A cineasta Maya Deren, uma vez, instada a circunscrever seus filmes na esfera do surrealismo, disse que não tinha qualquer intenção ou compromisso com o automatismo psíquico. Seu universo fílmico, segundo ela, era o da investigação de camadas mais profundas e de ângulos menos vislumbrados da vida. Em outras palavras, as de Gaston Bachelard, a imaginação poética – e as manifestações artísticas que dela partem e nela firmam afinidades – é uma ultrapassagem, antes de uma subversão, do real. No território da ficção escrita, a prosa poética dá licença irrestrita às imagens verbais: não-raro seu mote é o que se revolve na subjetividade das experiências.

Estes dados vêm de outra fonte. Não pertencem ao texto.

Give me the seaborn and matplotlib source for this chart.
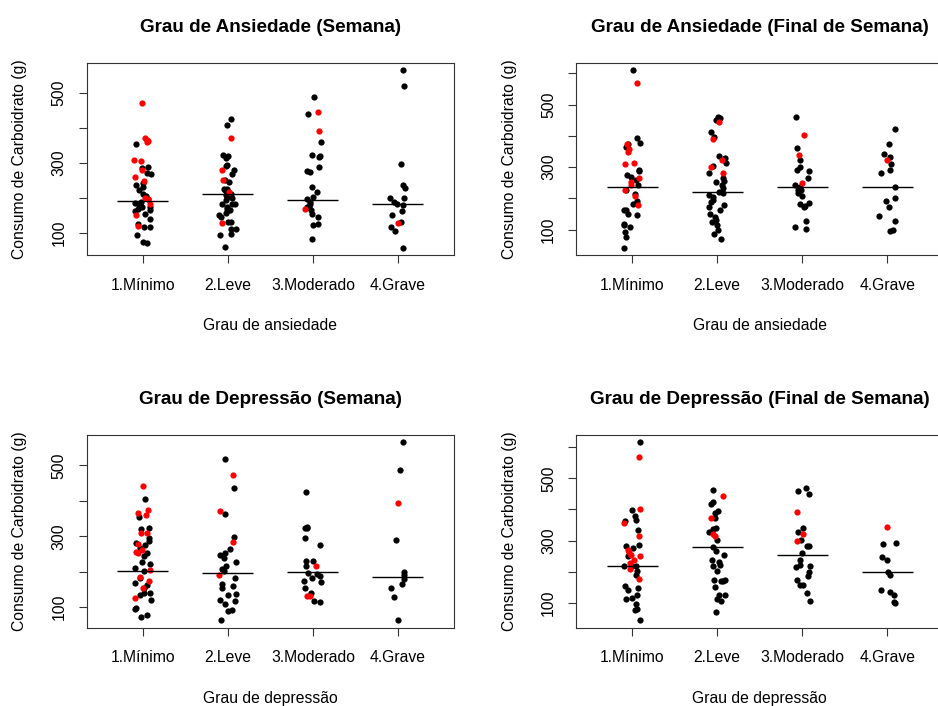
import numpy as np
import pandas as pd
import matplotlib
matplotlib.use("Agg")
import matplotlib.pyplot as plt
import seaborn as sns

categorias = ["1.Mínimo", "2.Leve", "3.Moderado", "4.Grave"]

# ---- Grau de Ansiedade (Semana)
ans_sem_preto = [
    [356, 288, 285, 272, 268, 242, 232, 237, 222, 211, 205, 196, 190, 186, 179, 175,
     170, 175, 167, 162, 154, 141, 125, 117, 117, 93, 74, 71],
    [425, 408, 323, 320, 316, 294, 291, 280, 270, 253, 246, 227, 227, 224, 213, 208,
     203, 201, 194, 184, 184, 184, 175, 170, 165, 165, 156, 151, 146, 132, 132, 112,
     112, 98, 93, 60],
    [490, 440, 361, 320, 318, 323, 289, 278, 275, 232, 218, 203, 196, 189, 184, 175,
     175, 165, 154, 146, 127, 122, 84],
    [567, 521, 297, 237, 230, 199, 199, 189, 184, 179, 163, 151, 132, 117, 106, 57],
]
ans_sem_vermelho = [
    [471, 371, 366, 364, 361, 309, 306, 280, 259, 248, 200, 196, 182, 153, 120],
    [371, 280, 251, 218, 129],
    [445, 393, 170],
    [128],
]
ans_sem_linha = [192, 212, 195, 183]

# ---- Grau de Ansiedade (Final de Semana)
ans_fds_preto = [
    [611, 392, 378, 373, 365, 292, 288, 274, 267, 258, 242, 228, 213, 192, 183, 164,
     162, 149, 146, 117, 114, 109, 93, 76, 41],
    [461, 456, 450, 413, 395, 335, 328, 312, 303, 280, 264, 256, 253, 242, 232, 221,
     216, 210, 205, 194, 189, 178, 173, 164, 151, 141, 130, 125, 114, 98, 85, 71],
    [461, 362, 322, 299, 290, 288, 264, 242, 237, 228, 226, 218, 207, 186, 181, 175,
     173, 128, 109, 103],
    [421, 373, 342, 333, 310, 290, 280, 237, 202, 192, 171, 144, 128, 98, 96],
]
ans_fds_vermelho = [
    [568, 374, 357, 349, 314, 310, 264, 253, 242, 228, 208, 180],
    [445, 389, 322, 299, 282],
    [402, 339, 250],
    [322],
]
ans_fds_linha = [236, 219, 236, 236]

# ---- Grau de Depressão (Semana)
dep_sem_preto = [
    [406, 355, 324, 321, 295, 286, 281, 276, 267, 253, 243, 226, 220, 210, 201, 182,
     168, 163, 154, 140, 138, 135, 121, 97, 95, 78, 72],
    [517, 437, 363, 297, 264, 253, 248, 239, 226, 215, 206, 201, 182, 166, 160, 154,
     137, 135, 121, 116, 107, 92, 88, 62],
    [425, 326, 324, 324, 295, 275, 229, 229, 215, 196, 194, 187, 182, 173, 170, 154,
     140, 116, 113],
    [566, 486, 289, 198, 189, 180, 166, 154, 128, 62],
]
dep_sem_vermelho = [
    [443, 374, 366, 361, 308, 308, 278, 262, 255, 253, 204, 185, 173, 154, 124],
    [472, 371, 283, 191],
    [215, 132, 132],
    [394],
]
dep_sem_linha = [203, 195, 199, 185]

# ---- Grau de Depressão (Final de Semana)
dep_fds_preto = [
    [616, 397, 378, 367, 362, 335, 287, 282, 276, 252, 220, 218, 218, 202, 191, 153,
     148, 143, 127, 116, 111, 98, 81, 76, 44],
    [461, 423, 416, 394, 389, 373, 341, 337, 327, 303, 279, 266, 255, 239, 230, 223,
     218, 202, 175, 175, 170, 170, 151, 127, 124, 111, 105, 70],
    [469, 458, 448, 341, 327, 301, 282, 282, 260, 237, 222, 218, 216, 198, 186, 175,
     159, 156, 132, 107],
    [292, 290, 247, 239, 198, 188, 143, 134, 127, 102, 100],
]
dep_fds_vermelho = [
    [567, 402, 355, 314, 271, 263, 255, 250, 239, 228, 209, 178],
    [444, 373, 322, 316],
    [392, 321, 298],
    [343],
]
dep_fds_linha = [220, 279, 255, 198]

titulos = ["Grau de Ansiedade (Semana)", "Grau de Ansiedade (Final de Semana)",
           "Grau de Depressão (Semana)", "Grau de Depressão (Final de Semana)"]
rotulos_x = ["Grau de ansiedade", "Grau de ansiedade",
             "Grau de depressão", "Grau de depressão"]
rotulo_y = "Consumo de Carboidrato (g)"

paineis = [
    (ans_sem_preto, ans_sem_vermelho, ans_sem_linha),
    (ans_fds_preto, ans_fds_vermelho, ans_fds_linha),
    (dep_sem_preto, dep_sem_vermelho, dep_sem_linha),
    (dep_fds_preto, dep_fds_vermelho, dep_fds_linha),
]

sns.set_style("ticks")
plt.rcParams["font.family"] = ["Liberation Sans", "DejaVu Sans"]
plt.rcParams["text.color"] = "black"
plt.rcParams["axes.labelcolor"] = "black"
plt.rcParams["xtick.color"] = "black"
plt.rcParams["ytick.color"] = "black"


def tabela(grupos):
    linhas = [(categorias[i], v) for i, g in enumerate(grupos) for v in g]
    return pd.DataFrame(linhas, columns=["grau", "carb"])


W, H = 938, 706
posicoes = [
    (86.7, 62.7), (576.0, 62.7),
    (86.7, 435.0), (576.0, 435.0),
]
aw, ah = 367.3, 192.5

fig = plt.figure(figsize=(W / 100, H / 100), dpi=100)
np.random.seed(7)
FS = 11.3

for k, (preto, verm, linha) in enumerate(paineis):
    x0, y0 = posicoes[k]
    ax = fig.add_axes([x0 / W, 1 - (y0 + ah) / H, aw / W, ah / H])
    sns.stripplot(data=tabela(preto), x="grau", y="carb", order=categorias,
                  color="black", jitter=0.1, size=4.5, linewidth=0, ax=ax)
    sns.stripplot(data=tabela(verm), x="grau", y="carb", order=categorias,
                  color="red", jitter=0.1, size=4.5, linewidth=0, ax=ax)
    pos = np.arange(len(categorias))
    ax.hlines(linha, pos - 0.3, pos + 0.3, color="black", lw=1.0, zorder=5)

    todos = [v for g in preto + verm for v in g]
    lo, hi = min(todos), max(todos)
    pad = 0.04 * (hi - lo)
    ax.set_ylim(lo - pad, hi + pad)
    ax.set_xlim(-0.66, 3.66)
    ticks = np.arange(100, hi + pad, 100)
    ax.set_yticks(ticks)
    ax.set_yticklabels([str(int(t)) if int(t) in (100, 300, 500) else "" for t in ticks],
                       rotation=90, va="center", fontsize=FS)
    ax.set_xticks(pos)
    ax.set_xticklabels(categorias, fontsize=FS)
    ax.tick_params(axis="both", length=5.5, width=0.8, color="#333333", direction="out")
    ax.tick_params(axis="x", pad=11)
    ax.tick_params(axis="y", pad=9)
    for s in ax.spines.values():
        s.set_visible(True)
        s.set_color("#333333")
        s.set_linewidth(0.8)

    ax.set_xlabel(rotulos_x[k], fontsize=FS, va="center")
    ax.xaxis.set_label_coords(0.5, -(325 - 254.3) / ah)
    ax.set_ylabel(rotulo_y, fontsize=FS, va="center")
    ax.yaxis.set_label_coords(-(66.7) / aw, 0.5)
    ax.set_title(titulos[k], fontsize=13.6, fontweight="bold", pad=22)

fig.savefig("out.png", dpi=100, facecolor="white")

Em afinidade com Maya Deren, mas também com outros criadores estéticos da imaginação irrefreável, Adelaide em terceira pessoa, de Claudinei Sevegnani, é um livro de perguntas. Elas orbitam assuntos como identidade, perda, deslocamento e assombro diante do estado das coisas. Mas, são perguntas-hidras; isto é, quando pensamos que as respostas se insinuam à sombra do texto, novas perguntas se levantam. “Aprende-se que a pergunta se desloca com a luz inerente; ilumina-se a si mesma, a pergunta constelar; ensina a si mesma, ao longo de si mesma, os estilos de ser dotada dessa luz para fora e para dentro”, disse Herberto Helder em uma autoentrevista, encapsulando como que sob lente microscópica o cerne de Adelaide: um ser fractal e refratado, em uma espécie de busca labiríntica por seus próprios vestígios. Labirinto: labor interior. É disso que se trata os caminhos desse romance.

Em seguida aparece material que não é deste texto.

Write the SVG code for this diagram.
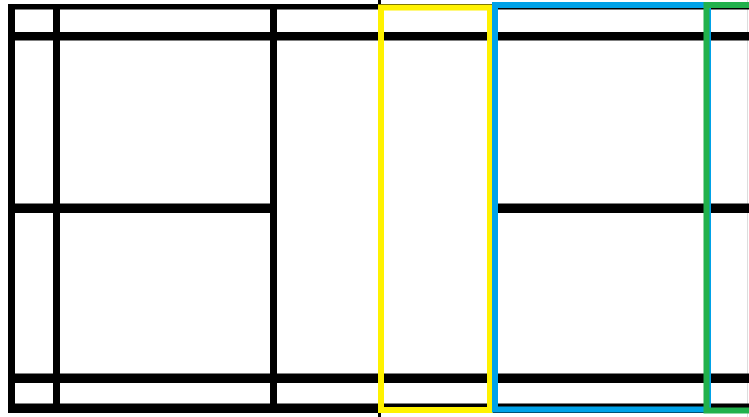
<svg xmlns="http://www.w3.org/2000/svg" width="749" height="417" viewBox="0 0 749 417">
<style>
.ln{fill:#000}
.box{fill:none;stroke-width:6}
</style>
<rect width="749" height="417" fill="#fff"/>
<g id="court">
<rect x="747" y="0" width="1" height="417" fill="#ddd"/>
<rect class="ln" x="8" y="4" width="741" height="5.5"/>
<rect class="ln" x="8" y="32" width="741" height="8.5"/>
<rect class="ln" x="8" y="203.5" width="269" height="9.5"/>
<rect class="ln" x="498" y="203.5" width="251" height="9.5"/>
<rect class="ln" x="8" y="373.5" width="741" height="9.5"/>
<rect class="ln" x="8" y="403.5" width="741" height="9.5"/>
<rect class="ln" x="8" y="4" width="7" height="409"/>
<rect class="ln" x="53" y="4" width="7" height="409"/>
<rect class="ln" x="270" y="4" width="7" height="409"/>
<rect class="ln" x="378" y="0" width="3" height="417"/>
</g>
<g id="yellow-zone"><rect class="box" x="381" y="7.5" width="109" height="402.5" stroke="#FFF200"/></g>
<g id="blue-zone"><rect class="box" x="495" y="5" width="213" height="404.5" stroke="#00A2E8"/></g>
<g id="green-zone"><rect class="box" x="706.5" y="5" width="60" height="405.5" stroke="#22B14C" stroke-width="7"/></g>
</svg>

Com uma escrita de beleza fremente, intercalando intensidades de claro e escuro, Sevegnani nos situa dentro desse enredo, providos no percurso com um fio de ouro ao mesmo tempo delicado e cortante nas mãos. A estrutura do livro é feita de elipses e retornos; são insistências que remetem aos dejavus e às imagens fantasmáticas, mas também aos enquadramentos de câmera do cinema, remetendo ao poder dialético da montagem, capaz de miniaturizar o imenso e de extrapolar o ínfimo. A repetição, nesse sentido, é um mecanismo importante no engenho dessa escrita: a autonomia do repetido, via insistência, não informa exatamente a diferença?
Pergunta que acende clarões, deixando um rastro de fagulhas. Adelaide está diante do maior enigma de todos, e nós também, porque a viagem se dá diante do espelho. Há, ainda, uns versos de Hilda Hilst que são cursos confluentes: “Dois cascos sofrendo as águas. E as mesmas perguntas.”